### SOURCE MATERIAL

---------------

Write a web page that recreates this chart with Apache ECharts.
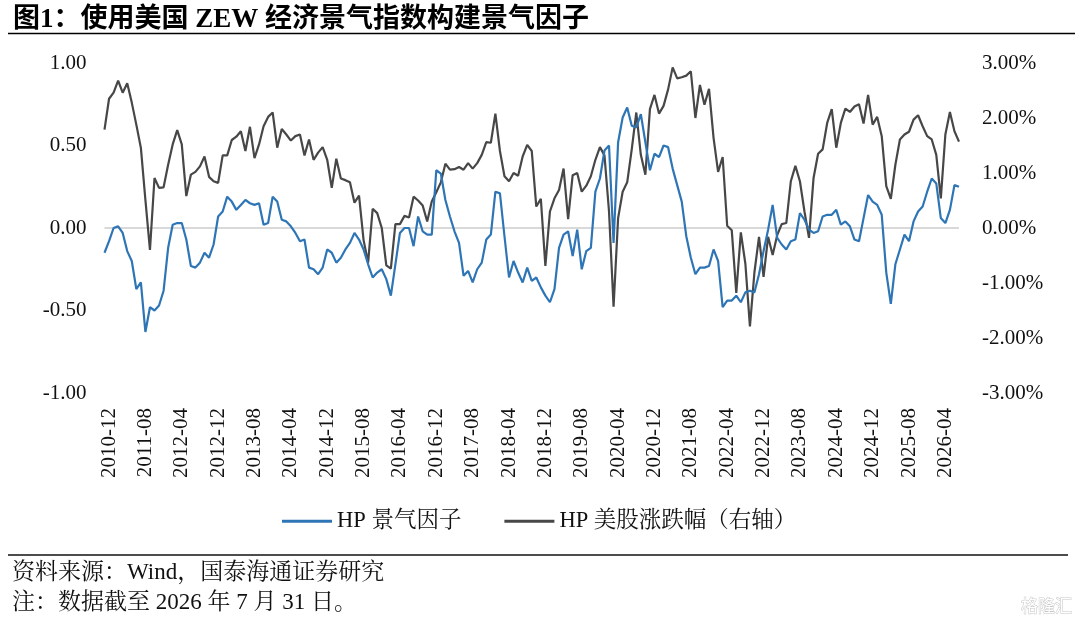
<!DOCTYPE html>
<html>
<head>
<meta charset="utf-8">
<script src="https://cdn.jsdelivr.net/npm/echarts@6/dist/echarts.min.js"></script>
<style>
html,body{margin:0;padding:0;background:#fff;}
#chart{width:1080px;height:621px;}
</style>
</head>
<body>
<div id="chart"></div>
<script>
// Monthly data, 2010-11 .. 2026-07
const startYear = 2010;
const startMonth = 11;

// HP 景气因子 (left axis)
const blueValues = [
-0.15,-0.08,0.00,0.01,-0.03,-0.14,-0.20,-0.37,-0.33,-0.63,
-0.48,-0.50,-0.47,-0.38,-0.12,0.02,0.03,0.03,-0.07,-0.23,
-0.24,-0.21,-0.15,-0.18,-0.10,0.07,0.10,0.19,0.16,0.11,
0.14,0.17,0.15,0.14,0.15,0.02,0.03,0.19,0.16,0.05,
0.04,0.01,-0.03,-0.08,-0.07,-0.24,-0.25,-0.28,-0.24,-0.13,
-0.15,-0.21,-0.18,-0.13,-0.09,-0.03,-0.07,-0.13,-0.22,-0.30,
-0.27,-0.25,-0.31,-0.41,-0.22,-0.03,0.00,0.00,-0.11,0.07,
-0.02,-0.04,-0.04,0.35,0.33,0.17,0.07,-0.02,-0.09,-0.29,
-0.26,-0.33,-0.25,-0.21,-0.07,-0.04,0.22,0.21,-0.05,-0.30,
-0.20,-0.27,-0.33,-0.24,-0.32,-0.30,-0.36,-0.41,-0.45,-0.37,
-0.12,-0.04,-0.02,-0.17,-0.01,-0.25,-0.14,-0.12,0.22,0.30,
0.47,0.50,-0.09,0.52,0.67,0.73,0.62,0.61,0.69,0.52,
0.35,0.45,0.43,0.50,0.49,0.36,0.26,0.16,-0.05,-0.18,
-0.28,-0.24,-0.24,-0.23,-0.13,-0.20,-0.48,-0.44,-0.44,-0.41,
-0.45,-0.39,-0.38,-0.39,-0.28,-0.14,-0.01,0.14,-0.06,-0.10,
-0.13,-0.08,-0.07,0.09,0.05,-0.01,-0.03,-0.02,0.07,0.08,
0.08,0.11,0.02,0.04,0.01,-0.07,-0.08,0.06,0.20,0.16,
0.14,0.08,-0.27,-0.46,-0.22,-0.13,-0.04,-0.08,0.04,0.10,
0.13,0.22,0.30,0.27,0.06,0.03,0.11,0.26,0.25
];

// HP 美股涨跌幅 (right axis, %)
const grayValues = [
1.79,2.35,2.46,2.68,2.46,2.63,2.28,1.88,1.46,0.51,
-0.40,0.91,0.73,0.74,1.15,1.52,1.78,1.52,0.58,0.97,
1.02,1.12,1.30,0.93,0.85,0.82,1.32,1.32,1.60,1.66,
1.76,1.40,1.84,1.27,1.52,1.85,2.02,2.10,1.46,1.80,
1.70,1.59,1.67,1.70,1.32,1.61,1.24,1.37,1.47,1.24,
0.73,1.26,0.90,0.87,0.83,0.46,0.59,-0.22,-0.63,0.35,
0.27,0.00,-0.68,-0.74,0.07,0.07,0.22,0.19,0.57,0.50,
0.41,0.12,0.48,0.65,0.83,1.17,1.06,1.07,1.11,1.06,
1.18,1.08,1.18,1.33,1.56,1.55,2.08,1.40,0.94,0.85,
1.00,0.95,1.30,1.51,1.40,0.39,0.53,-0.69,0.30,0.54,
0.69,1.08,0.16,0.96,1.00,0.66,0.77,0.94,1.24,1.47,
1.32,0.30,-1.43,0.18,0.66,0.83,1.43,2.10,1.33,0.97,
2.16,2.42,2.08,2.22,2.52,2.92,2.72,2.74,2.77,2.85,
2.00,2.60,2.24,2.53,1.64,1.02,1.29,0.04,-0.04,-1.18,
-0.08,-0.65,-1.79,-0.80,-0.16,-0.89,-0.16,-0.49,-0.13,0.07,
0.09,0.85,1.13,0.85,0.30,-0.18,0.91,1.35,1.43,1.91,
2.16,1.46,1.91,2.17,2.11,2.21,2.25,1.90,2.42,1.88,
2.02,1.67,0.76,0.53,1.15,1.61,1.70,1.75,1.97,2.05,
1.85,1.67,1.61,1.33,0.54,1.70,2.11,1.76,1.57
];

const seriesNames = ['HP 景气因子', 'HP 美股涨跌幅（右轴）'];
const leftTicks = {min: -1, max: 1, interval: 0.5};
const rightTicks = {min: -3, max: 3, interval: 1};

const categories = [];
for (let i = 0; i < blueValues.length; i++) {
  const m = startMonth - 1 + i;
  const y = startYear + Math.floor(m / 12);
  const mm = (m % 12) + 1;
  categories.push(y + '-' + (mm < 10 ? '0' + mm : '' + mm));
}

const FONT = '"Liberation Serif", "Times New Roman", "Noto Serif CJK SC", "Noto Sans CJK SC", serif';
const TITLE_FONT = '"Liberation Serif", "Noto Sans CJK SC", serif';

const chart = echarts.init(document.getElementById('chart'), null, {renderer: 'canvas'});
chart.setOption({
  animation: false,
  backgroundColor: '#fff',
  title: {
    text: '图1：使用美国 ZEW 经济景气指数构建景气因子',
    left: 8,
    top: 2,
    textStyle: {fontSize: 27, fontWeight: 'bold', fontFamily: TITLE_FONT, color: '#000'}
  },
  grid: {left: 104.5, right: 121, top: 63, bottom: 228},
  legend: {
    left: 277,
    top: 505,
    itemWidth: 50,
    itemHeight: 3,
    itemGap: 43,
    icon: 'rect',
    textStyle: {fontSize: 22.5, fontFamily: FONT, color: '#111'},
    data: seriesNames
  },
  xAxis: {
    type: 'category',
    boundaryGap: false,
    data: categories,
    axisLine: {show: false},
    axisTick: {show: false},
    splitLine: {show: false},
    axisLabel: {
      rotate: 90,
      margin: 15,
      interval: function (idx) { return idx % 8 === 1; },
      fontSize: 21,
      fontFamily: FONT,
      color: '#111'
    }
  },
  yAxis: [
    {
      type: 'value',
      min: leftTicks.min, max: leftTicks.max, interval: leftTicks.interval,
      axisLine: {show: false},
      axisTick: {show: false},
      axisLabel: {
        margin: 18,
        fontSize: 21, fontFamily: FONT, color: '#111',
        formatter: function (v) { return v.toFixed(2); }
      },
      splitLine: {
        show: true,
        lineStyle: {width: 2, color: ['rgba(0,0,0,0)', 'rgba(0,0,0,0)', '#d9d9d9', 'rgba(0,0,0,0)', 'rgba(0,0,0,0)']}
      }
    },
    {
      type: 'value',
      min: rightTicks.min, max: rightTicks.max, interval: rightTicks.interval,
      position: 'right',
      axisLine: {show: false},
      axisTick: {show: false},
      splitLine: {show: false},
      axisLabel: {
        margin: 23,
        fontSize: 21, fontFamily: FONT, color: '#111',
        formatter: function (v) { return v.toFixed(2) + '%'; }
      }
    }
  ],
  series: [
    {
      name: seriesNames[0],
      type: 'line',
      yAxisIndex: 0,
      data: blueValues,
      symbol: 'none',
      color: '#2e75b6',
      lineStyle: {width: 2.2, color: '#2e75b6'},
      z: 3
    },
    {
      name: seriesNames[1],
      type: 'line',
      yAxisIndex: 1,
      data: grayValues,
      symbol: 'none',
      color: '#474747',
      lineStyle: {width: 2.2, color: '#474747'},
      z: 2
    }
  ],
  graphic: [
    {type: 'line', shape: {x1: 8, y1: 33.5, x2: 1075, y2: 33.5}, style: {stroke: '#000', lineWidth: 1.5}},
    {type: 'line', shape: {x1: 8, y1: 555, x2: 1068, y2: 555}, style: {stroke: '#111', lineWidth: 1.5}},
    {type: 'text', style: {text: '资料来源：Wind，国泰海通证券研究', x: 12, y: 573, verticalAlign: 'middle', fontSize: 23, fontFamily: FONT, fill: '#111'}},
    {type: 'text', style: {text: '注：数据截至 2026 年 7 月 31 日。', x: 12, y: 603, verticalAlign: 'middle', fontSize: 23, fontFamily: FONT, fill: '#111'}},
    {type: 'text', style: {text: '格隆汇', x: 1072, y: 606, align: 'right', verticalAlign: 'middle', fontSize: 17, fontFamily: '"Noto Sans CJK SC", sans-serif', fill: '#ffffff', stroke: '#c8c8c8', lineWidth: 1}}
  ]
});
</script>
</body>
</html>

---------------

### WHAT NEEDS TO BE DONE
Write out each line of the listing above, exactly, from its first line to the line holding "const startMonth = 11;", inclusive. Skip the pictures.

### RESPONSE
Write a web page that recreates this chart with Apache ECharts.
<!DOCTYPE html>
<html>
<head>
<meta charset="utf-8">
<script src="https://cdn.jsdelivr.net/npm/echarts@6/dist/echarts.min.js"></script>
<style>
html,body{margin:0;padding:0;background:#fff;}
#chart{width:1080px;height:621px;}
</style>
</head>
<body>
<div id="chart"></div>
<script>
// Monthly data, 2010-11 .. 2026-07
const startYear = 2010;
const startMonth = 11;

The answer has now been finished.